The next morning, Dana wakes up with a tote bag tied around her waist. Kevin is still confused about what is happening but knows Dana is actually disappearing and returning from somewhere. He wants her to be able to protect herself, so he has placed clothing, shoes, and a switchblade knife in the bag.
After Dana explains that patrollers are men hired to hunt runaway slaves, they research black-history books to see if they can forge documents saying Dana is free or write a pass for her to carry with her if she goes back again. They find a map of Maryland showing rivers and main highways, and they learn that 1815 is too early for Dana to try using the Pennsylvania Railroad if need be. Talking about the details of Dana's experiences helps them realize that Dana will travel to Rufus when his life is in danger and return when her own life is threatened. Dana realizes she must also protect Alice and her mother—not just Rufus—because Dana's birth depends on their safety.
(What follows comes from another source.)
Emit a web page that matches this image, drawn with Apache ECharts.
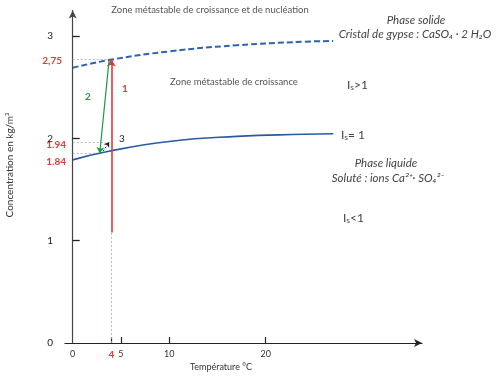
<!DOCTYPE html>
<html><head><meta charset="utf-8">
<script src="https://cdn.jsdelivr.net/npm/echarts@6/dist/echarts.min.js"></script>
<style>html,body{margin:0;padding:0;background:#fff}#c{width:500px;height:376px}</style>
</head><body><div id="c"></div>
<script>
// ---- data ----
const tempTicks = [0, 4, 5, 10, 20];
const concTicks = [0, 1, 2, 3];
const concTickMarks = [1, 2, 3];
// saturation curve (Is = 1)
const satTemp = [0, 3.5, 10, 17, 24, 27];
const satConc = [1.79, 1.87, 1.97, 2.02, 2.04, 2.045];
// metastable limit (dashed)
const metaTemp = [0, 4, 10, 17, 24, 27];
const metaConc = [2.69, 2.77, 2.85, 2.91, 2.945, 2.952];
// arrows  [from, to]
const arrow1 = [[4, 1.08], [4, 2.77]];
const arrow2 = [[3.77, 2.765], [2.8, 1.855]];
const arrow3 = [[3.15, 1.875], [3.78, 1.965]];
// guide lines
const guideLines = [
  [[0, 2.77], [4, 2.77]],
  [[0, 1.965], [3.4, 1.965]],
  [[0, 1.855], [2.8, 1.855]]
];
const vGuide = [[4, 0], [4, 1.08]];
const annotLabels = ['2,75', '1.94', '1.84'];

const F = 'Lato, "Open Sans", sans-serif';
const chart = echarts.init(document.getElementById('c'), null, {renderer: 'canvas'});
const zip = (a, b) => a.map((v, i) => [v, b[i]]);

chart.setOption({
  animation: false,
  grid: {left: 65, right: 78, top: 10.5, bottom: 33},
  xAxis: {
    type: 'value', min: -0.8, max: 36.2,
    splitLine: {show: false},
    axisLine: {onZero: false, symbol: ['none', 'arrow'], symbolSize: [6, 8], lineStyle: {color: '#222', width: 1.2}},
    axisTick: {show: true, inside: true, length: 6, customValues: [4, 5, 10, 20], lineStyle: {color: '#222', width: 1.2}},
    axisLabel: {
      customValues: tempTicks, margin: 7, fontFamily: F, fontSize: 9, color: '#333',
      formatter: v => v === 4 ? '{r|4}' : String(v),
      rich: {r: {color: '#e03a3a', fontWeight: 'bold', fontFamily: F, fontSize: 10}}
    }
  },
  yAxis: {
    type: 'value', min: 0, max: 3.25,
    splitLine: {show: false},
    axisLine: {onZero: true, symbol: ['none', 'arrow'], symbolSize: [6, 8], lineStyle: {color: '#444', width: 1.2}},
    axisTick: {show: true, inside: true, length: 7, customValues: concTickMarks, lineStyle: {color: '#222', width: 1.3}},
    axisLabel: {customValues: concTicks, margin: 12, fontFamily: F, fontSize: 10, color: '#222'}
  },
  series: [
    {type: 'line', data: zip(metaTemp, metaConc), smooth: true, showSymbol: false,
      lineStyle: {color: '#2f62b0', width: 2, type: [6, 3]}, z: 3},
    {type: 'line', data: zip(satTemp, satConc), smooth: true, showSymbol: false,
      lineStyle: {color: '#2a5aa6', width: 1.6}, z: 3},
    {type: 'lines', coordinateSystem: 'cartesian2d', polyline: false, symbol: ['none', 'none'],
      lineStyle: {color: '#aab', width: 0.8, type: [2, 2], opacity: 1},
      data: guideLines.map(c => ({coords: c})), z: 2},
    {type: 'lines', coordinateSystem: 'cartesian2d', polyline: false, symbol: ['none', 'none'],
      lineStyle: {color: '#9ab0c8', width: 0.8, type: [2, 2], opacity: 1},
      data: [{coords: vGuide}], z: 2},
    {type: 'lines', coordinateSystem: 'cartesian2d', polyline: false, symbol: ['none', 'arrow'], symbolSize: 7,
      lineStyle: {color: '#e2383c', width: 1.6, opacity: 1},
      data: [{coords: arrow1}], z: 4},
    {type: 'lines', coordinateSystem: 'cartesian2d', polyline: false, symbol: ['none', 'arrow'], symbolSize: 6,
      lineStyle: {color: '#1e9a40', width: 1.2, opacity: 1},
      data: [{coords: arrow2}], z: 5},
    {type: 'lines', coordinateSystem: 'cartesian2d', polyline: false, symbol: ['none', 'arrow'], symbolSize: 5,
      lineStyle: {color: '#222', width: 0.9, type: [2, 1.5], opacity: 1},
      data: [{coords: arrow3}], z: 5}
  ],
  graphic: [
    {type: 'text', x: 10, y: 165, rotation: Math.PI / 2,
      style: {text: 'Concentration en kg/m³', font: '10px ' + F, fill: '#333', align: 'center', verticalAlign: 'middle'}},
    {type: 'text', x: 221, y: 367,
      style: {text: 'Température °C', font: '9px ' + F, fill: '#333', align: 'center', verticalAlign: 'middle'}},
    {type: 'text', x: 210, y: 10,
      style: {text: 'Zone métastable de croissance et de nucléation', font: '9.5px ' + F, fill: '#555', align: 'center', verticalAlign: 'middle'}},
    {type: 'text', x: 234, y: 82,
      style: {text: 'Zone métastable de croissance', font: '9.5px ' + F, fill: '#555', align: 'center', verticalAlign: 'middle'}},
    {type: 'text', x: 416, y: 20,
      style: {text: 'Phase solide', font: 'italic 11.5px ' + F, fill: '#444', align: 'center', verticalAlign: 'middle'}},
    {type: 'text', x: 415, y: 34,
      style: {text: 'Cristal de gypse : CaSO₄ · 2 H₂O', font: 'italic 11.5px ' + F, fill: '#444', align: 'center', verticalAlign: 'middle'}},
    {type: 'text', x: 347, y: 85,
      style: {text: 'Iₛ>1', font: '12px ' + F, fill: '#444', align: 'left', verticalAlign: 'middle'}},
    {type: 'text', x: 341, y: 135,
      style: {text: 'Iₛ= 1', font: '12px ' + F, fill: '#444', align: 'left', verticalAlign: 'middle'}},
    {type: 'text', x: 386, y: 163,
      style: {text: 'Phase liquide', font: 'italic 11.5px ' + F, fill: '#444', align: 'center', verticalAlign: 'middle'}},
    {type: 'text', x: 388, y: 178,
      style: {text: 'Soluté : ions Ca²⁺· SO₄²⁻', font: 'italic 11.5px ' + F, fill: '#444', align: 'center', verticalAlign: 'middle'}},
    {type: 'text', x: 343, y: 218,
      style: {text: 'Iₛ<1', font: '12px ' + F, fill: '#444', align: 'left', verticalAlign: 'middle'}},
    {type: 'text', x: 62, y: 61,
      style: {text: annotLabels[0], font: 'bold 10px ' + F, fill: '#e03a3a', align: 'right', verticalAlign: 'middle'}},
    {type: 'text', x: 66, y: 145,
      style: {text: annotLabels[1], font: 'bold 10px ' + F, fill: '#e03a3a', align: 'right', verticalAlign: 'middle'}},
    {type: 'text', x: 66, y: 162,
      style: {text: annotLabels[2], font: 'bold 10px ' + F, fill: '#e03a3a', align: 'right', verticalAlign: 'middle'}},
    {type: 'text', x: 88, y: 97,
      style: {text: '2', font: 'bold 10px ' + F, fill: '#1e9a40', align: 'center', verticalAlign: 'middle'}},
    {type: 'text', x: 125, y: 89,
      style: {text: '1', font: 'bold 10px ' + F, fill: '#e2383c', align: 'center', verticalAlign: 'middle'}},
    {type: 'text', x: 122, y: 139,
      style: {text: '3', font: '10px ' + F, fill: '#222', align: 'center', verticalAlign: 'middle'}}
  ]
});
</script></body></html>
This section starts by showing Dana and Kevin trying to get back to normalcy. While it seems that Kevin believes it to be possible, Dana is nervous and scared. This shows her vulnerable position—as a black woman, she is experiencing the lack of freedom and control over her life that slaves experienced. Readers can feel her vulnerability because, just as Dana sits on a chair that vanishes beneath her, they are on edge, waiting for Dana to experience the unknown and unnamable.
Often in science fiction, a protagonist crosses into unknown territory, especially in time-travel stories. However, there are no time machines or magical devices that propel Dana through time. She goes alone into a past that is horrifically brutal, especially to a black woman. The powerlessness of being unable to help someone from being whipped or beaten and the ever-present danger of being a victim of violence and rape bring slavery's evils into sharp focus.
The major section headings thus far ground the story with elemental titles: River and Fire. On the surface, the headings connect with a particular incident involving Rufus. He nearly drowns in the river and sets fire to his curtains, which could have led to the destruction of his home and life. On a metaphoric level, the water does not cleanse or baptize Rufus spiritually; he needs bodily saving, which Dana, a family member from the future, provides. Likewise, the fire calls to Dana like a beacon she must snuff out in order to help Rufus. The literal and metaphoric bond of these two characters is set up. They are bound across time, although neither readers nor the characters know why.
The theme of kinship ties is expressed in these chapters. Dana recognizes Alice as her ancestor, but her tie to Alice has an adverse effect; because Dana looks like Alice's mother, the patrol chases her and attempts to rape her.
The symbol of home appears at the end of this section. Dana says that she needs Kevin to be there "to come home to" when she returns from time traveling. Similarly, Kevin says he needs Dana to return to him. Dana's home in California with Kevin represents a return to the known world and a place of safety, much more of a refuge than the Greenwood house turns out to be.